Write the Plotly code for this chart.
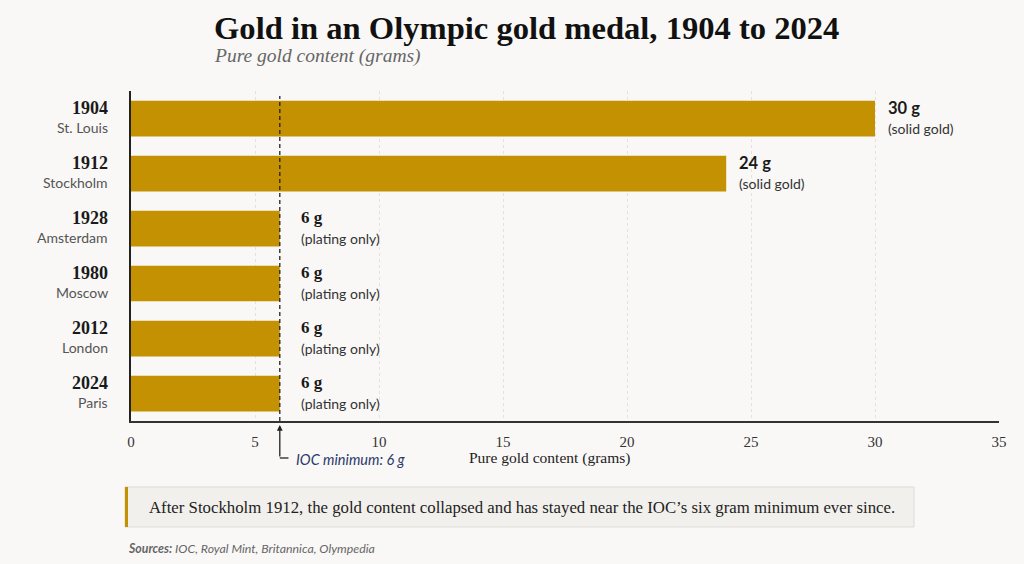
import plotly.graph_objects as go

years = ["1904", "1912", "1928", "1980", "2012", "2024"]
cities = ["St. Louis", "Stockholm", "Amsterdam", "Moscow", "London", "Paris"]
gold_grams = [30, 24, 6, 6, 6, 6]
value_labels = ["30 g", "24 g", "6 g", "6 g", "6 g", "6 g"]
notes = ["(solid gold)", "(solid gold)", "(plating only)", "(plating only)", "(plating only)", "(plating only)"]
x_ticks = [0, 5, 10, 15, 20, 25, 30, 35]
ioc_minimum = 6

W, H = 1024, 564
L, R, T, B = 131, 25, 91, 143
PW, PH = W - L - R, H - T - B

def px(x):
    return (x - L) / PW

def py(y):
    return (H - B - y) / PH

BG = "#f9f8f6"
GOLD = "#c49102"
SERIF = "Liberation Serif, DejaVu Serif, serif"
SANS = "Lato, Open Sans, sans-serif"

rows = list(range(len(years)))

fig = go.Figure()
fig.add_trace(go.Bar(
    y=rows, x=gold_grams, orientation="h",
    marker=dict(color=GOLD, line=dict(width=0)),
    width=0.65, hoverinfo="skip",
))

ann = []
# category labels
for r, yr, city in zip(rows, years, cities):
    ann.append(dict(x=px(110), y=r, xref="paper", yref="y", xanchor="right", yanchor="middle",
                    yshift=11, text=f"<b>{yr}</b>", showarrow=False,
                    font=dict(family=SERIF, size=18, color="#1a1a1a")))
    ann.append(dict(x=px(110), y=r, xref="paper", yref="y", xanchor="right", yanchor="middle",
                    yshift=-9, text=city, showarrow=False,
                    font=dict(family=SANS, size=14, color="#555")))

# value labels
for r, v, lab, note in zip(rows, gold_grams, value_labels, notes):
    solid = v > ioc_minimum
    shift = 11 if solid else 19
    ann.append(dict(x=v, y=r, xref="x", yref="y", xanchor="left", yanchor="middle",
                    xshift=shift, yshift=11, text=f"<b>{lab}</b>", showarrow=False,
                    font=dict(family=SANS if solid else SERIF, size=16.5 if solid else 17, color="#1a1a1a")))
    ann.append(dict(x=v, y=r, xref="x", yref="y", xanchor="left", yanchor="middle",
                    xshift=shift, yshift=-10, text=note, showarrow=False,
                    font=dict(family=SANS, size=14, color="#333")))

# title & subtitle
ann.append(dict(x=px(212), y=py(28), xref="paper", yref="paper", xanchor="left", yanchor="middle",
                text="<b>Gold in an Olympic gold medal, 1904 to 2024</b>", showarrow=False,
                font=dict(family=SERIF, size=32.6, color="#111")))
ann.append(dict(x=px(212), y=py(56), xref="paper", yref="paper", xanchor="left", yanchor="middle",
                text="<i>Pure gold content (grams)</i>", showarrow=False,
                font=dict(family=SERIF, size=19.5, color="#666")))

# axis title
ann.append(dict(x=px(549), y=py(458), xref="paper", yref="paper", xanchor="center", yanchor="middle",
                text="Pure gold content (grams)", showarrow=False,
                font=dict(family=SERIF, size=15.5, color="#222")))

# IOC arrow and label
ann.append(dict(x=ioc_minimum, y=py(425), xref="x", yref="paper", ax=0, ay=33, axref="pixel", ayref="pixel",
                text="", showarrow=True, arrowhead=2, arrowsize=0.9, arrowwidth=1.3, arrowcolor="#222"))
ann.append(dict(x=ioc_minimum, y=py(459), xref="x", yref="paper", xanchor="left", yanchor="middle",
                xshift=14, text="<i>IOC minimum: 6 g</i>", showarrow=False,
                font=dict(family=SANS, size=14.5, color="#2b3a6b")))

# insight box text
ann.append(dict(x=px(147), y=py(507), xref="paper", yref="paper", xanchor="left", yanchor="middle",
                text="After Stockholm 1912, the gold content collapsed and has stayed near the IOC\u2019s six gram minimum ever since.",
                showarrow=False, font=dict(family=SERIF, size=16.8, color="#222")))

# sources
ann.append(dict(x=px(126), y=py(548), xref="paper", yref="paper", xanchor="left", yanchor="middle",
                text="<b><i>Sources:</i></b><i> IOC, Royal Mint, Britannica, Olympedia</i>", showarrow=False,
                font=dict(family=SANS, size=12.3, color="#666")))

shapes = [
    # IOC dashed line
    dict(type="line", xref="x", yref="paper", x0=ioc_minimum, x1=ioc_minimum, y0=0, y1=py(96),
         line=dict(color="#222", width=1.3, dash="4px,3px"), layer="above"),
    # horizontal part of the IOC bracket
    dict(type="line", xref="x", yref="paper", x0=ioc_minimum, x1=ioc_minimum + 0.35,
         y0=py(458), y1=py(458), line=dict(color="#222", width=1.3)),
    # insight box
    dict(type="rect", xref="paper", yref="paper", x0=px(125), x1=px(914), y0=py(527), y1=py(487),
         fillcolor="#f2f0ec", line=dict(color="#dedbd5", width=1), layer="below"),
    dict(type="rect", xref="paper", yref="paper", x0=px(125), x1=px(128), y0=py(527), y1=py(487),
         fillcolor=GOLD, line=dict(width=0)),
]

fig.update_layout(
    width=W, height=H,
    margin=dict(l=L, r=R, t=T, b=B, pad=0),
    paper_bgcolor=BG, plot_bgcolor=BG,
    showlegend=False,
    annotations=ann, shapes=shapes,
    xaxis=dict(range=[0, 35], tickvals=x_ticks, ticktext=[str(t) for t in x_ticks],
               showgrid=True, gridcolor="#e4e2dd", griddash="dot", gridwidth=1,
               showline=True, linecolor="#333", linewidth=1.5, ticks="", zeroline=False,
               tickfont=dict(family=SERIF, size=15, color="#333"), ticklabelstandoff=6,
               fixedrange=True),
    yaxis=dict(range=[len(years) - 0.5, -0.5],
               showticklabels=False, showgrid=False, zeroline=False,
               showline=True, linecolor="#222", linewidth=1.5, ticks="", fixedrange=True),
)

fig.write_html("out.html", config={"displayModeBar": False})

========================================

• _EXERCISE DESCRIPTION_
Look at the listing and set down only the lines from its start through the line with "PW, PH = W - L - R, H - T - B", word for word and without pictures.

• _FINISHED EXERCISE_
Write the Plotly code for this chart.
import plotly.graph_objects as go

years = ["1904", "1912", "1928", "1980", "2012", "2024"]
cities = ["St. Louis", "Stockholm", "Amsterdam", "Moscow", "London", "Paris"]
gold_grams = [30, 24, 6, 6, 6, 6]
value_labels = ["30 g", "24 g", "6 g", "6 g", "6 g", "6 g"]
notes = ["(solid gold)", "(solid gold)", "(plating only)", "(plating only)", "(plating only)", "(plating only)"]
x_ticks = [0, 5, 10, 15, 20, 25, 30, 35]
ioc_minimum = 6

W, H = 1024, 564
L, R, T, B = 131, 25, 91, 143
PW, PH = W - L - R, H - T - B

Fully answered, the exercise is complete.